Peace building and reconciliation in the Great lakes Region
Gilbert was a young Rover leader when over one million Rwandan refugees streamed into Goma in 1996 from the genocide and terror of Rwanda and Burundi, from the long, arduous, barefoot walk from home villages which had been ethnically cleansed, and harassment by bands of soldiers and officials. The place allocated to the refugee camps was an unforgiving place, on the slopes of an almost dormant volcano. Within days, it turned to a death-trap, with insufficient water, food,
shelter and simply not enough space.
Hundreds of foreign aid workers also flooded into Goma scrambling in vain to distribute asssistance, and to make sense of thisplace. Many of these aid workers themselves fell ill, victims to the unwelcoming environment. Many just couldn’t cope with the stress.
Gilbert, team leader in the provincial Goma Scout Rover crew, assembled 15 volunteers. Armed with loudhailers borrowed from IOM (International Organisation for Migration) they criss-crossed the mountain slopes which had become a sprawling city and invited all Scouts to come together. 1,300 Scouts and former Scouts joined the call, and within days they had buried 26,000 bodies: victims of the long walk, starvation, and cholera.
They buried bodies, distributed food and clothing and formed the backbone of the relief efforts managed by many international NGOs in the camps. And their work was paralleled by other Scouts throughout the region affected by this horrible tragedy. Without the Scouts, these NGOs would have found it much more difficult to operate, and surely many more lives would have been lost.
But when this was all over, he didn’t sit still, he wondered what could be done to prevent any future re-occurrence. There were also Scouts, to their shame, among the perpetrators of the violence and the ethnic cleansing. When neighbour turned against neighbour, Scouts too joined the call to hate. Gilbert and his colleagues in the Scout associations of the region, seeing the result in Goma and elsewhere, vowed that they would do their best to prevent it from happening again.
But what to do? This region had been an ethnic tinder box, with flames of hatred fanned by fanatics, profiteers and mindless criminals. How could any organisation cross the lines and make a difference?

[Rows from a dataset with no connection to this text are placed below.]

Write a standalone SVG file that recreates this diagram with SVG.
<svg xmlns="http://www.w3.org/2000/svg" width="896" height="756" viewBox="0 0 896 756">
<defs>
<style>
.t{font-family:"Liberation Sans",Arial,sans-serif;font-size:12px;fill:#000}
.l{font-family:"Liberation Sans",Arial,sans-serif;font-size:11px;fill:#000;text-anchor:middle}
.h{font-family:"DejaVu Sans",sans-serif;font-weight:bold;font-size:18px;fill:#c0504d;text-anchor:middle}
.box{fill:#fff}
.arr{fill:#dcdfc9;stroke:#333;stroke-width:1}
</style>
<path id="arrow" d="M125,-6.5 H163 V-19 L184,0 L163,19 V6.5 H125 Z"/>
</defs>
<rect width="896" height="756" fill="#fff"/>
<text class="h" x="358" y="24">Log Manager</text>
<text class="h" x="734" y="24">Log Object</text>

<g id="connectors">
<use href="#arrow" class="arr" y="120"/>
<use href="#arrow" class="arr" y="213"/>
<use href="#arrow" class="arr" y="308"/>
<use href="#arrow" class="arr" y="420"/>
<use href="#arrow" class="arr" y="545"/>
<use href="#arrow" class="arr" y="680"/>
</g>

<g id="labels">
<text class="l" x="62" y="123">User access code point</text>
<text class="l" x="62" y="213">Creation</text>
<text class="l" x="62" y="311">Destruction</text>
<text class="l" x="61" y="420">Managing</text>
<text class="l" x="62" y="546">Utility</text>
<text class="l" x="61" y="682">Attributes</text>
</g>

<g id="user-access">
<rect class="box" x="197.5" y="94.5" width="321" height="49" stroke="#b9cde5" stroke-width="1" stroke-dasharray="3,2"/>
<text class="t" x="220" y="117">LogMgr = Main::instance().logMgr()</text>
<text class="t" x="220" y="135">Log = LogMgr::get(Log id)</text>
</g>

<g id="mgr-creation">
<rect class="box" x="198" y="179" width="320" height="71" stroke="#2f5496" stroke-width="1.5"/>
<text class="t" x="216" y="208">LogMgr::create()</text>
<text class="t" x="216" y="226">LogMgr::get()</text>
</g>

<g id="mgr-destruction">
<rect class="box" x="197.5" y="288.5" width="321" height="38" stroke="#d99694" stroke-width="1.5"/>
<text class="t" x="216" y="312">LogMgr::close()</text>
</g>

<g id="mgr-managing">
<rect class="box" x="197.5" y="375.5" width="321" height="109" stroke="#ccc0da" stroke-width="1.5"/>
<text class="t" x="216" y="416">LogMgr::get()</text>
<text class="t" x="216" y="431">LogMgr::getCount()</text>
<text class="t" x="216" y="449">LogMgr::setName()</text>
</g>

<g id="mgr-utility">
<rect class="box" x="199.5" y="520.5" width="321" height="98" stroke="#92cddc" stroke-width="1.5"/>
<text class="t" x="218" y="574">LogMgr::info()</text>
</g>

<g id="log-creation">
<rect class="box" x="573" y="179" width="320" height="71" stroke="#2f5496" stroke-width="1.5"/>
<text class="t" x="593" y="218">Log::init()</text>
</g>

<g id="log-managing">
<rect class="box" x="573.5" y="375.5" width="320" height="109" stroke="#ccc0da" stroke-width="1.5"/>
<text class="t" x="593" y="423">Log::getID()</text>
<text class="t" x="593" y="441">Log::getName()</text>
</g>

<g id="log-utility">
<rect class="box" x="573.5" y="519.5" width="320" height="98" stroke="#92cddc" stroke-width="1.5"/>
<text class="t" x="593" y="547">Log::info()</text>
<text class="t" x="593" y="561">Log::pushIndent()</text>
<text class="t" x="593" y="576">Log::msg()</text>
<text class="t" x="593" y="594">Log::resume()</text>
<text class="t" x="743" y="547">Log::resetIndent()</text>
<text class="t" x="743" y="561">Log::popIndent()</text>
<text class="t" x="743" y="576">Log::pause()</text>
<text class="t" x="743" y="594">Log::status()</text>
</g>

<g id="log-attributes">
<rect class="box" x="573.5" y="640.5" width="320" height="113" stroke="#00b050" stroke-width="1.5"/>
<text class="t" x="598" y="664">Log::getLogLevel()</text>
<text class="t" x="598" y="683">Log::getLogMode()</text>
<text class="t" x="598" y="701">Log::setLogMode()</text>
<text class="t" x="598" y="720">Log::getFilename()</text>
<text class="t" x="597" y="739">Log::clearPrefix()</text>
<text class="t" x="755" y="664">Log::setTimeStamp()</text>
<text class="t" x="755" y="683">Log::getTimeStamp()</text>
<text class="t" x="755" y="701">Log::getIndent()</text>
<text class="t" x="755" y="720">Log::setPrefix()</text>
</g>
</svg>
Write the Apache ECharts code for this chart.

In response, Scouts from the region’s associations secretly camped together, When once again war flaired and the “Mai Mai” (jungle gangs that press kids into the conflict) came to a village to encourage boys and young men to join up, one lad came to his Scout leader to say goodbye, he was off to fight in the war. His Scout leader, recently trained in one of Gilbert’s courses, talked carefully, and the boy changed his mind, staying behind while his friends left. Three months later, he thanked his Scout leader, as all his friends had since died. One life saved, an example of many more untold stories.
With their own resources, and with a limited support from the WOSM Regional Office and a Belgian NGO Broederlojk Delen, and a grant from the Queen Silvia Fund (one of the special funds of the World Scout Foundation) Gilbert and his team have kept the programme alive since its inception in 1996. So far 48,638 Scouts and 1,194 leaders have been touched by the programme.
Gilbert and his colleagues have seen Scouting make the difference. They have seen Scouts do amazing things – in the height of the crisis local Scouts shone among all the thousands of aid workers. In the shadow of the crisis, Scouts formed bridges and helped to rebuild their communities.
Gilbert’s team is committed to continue, so their plans are not modest.
Gilbert and his team should be recognized as “Scouts of the World”.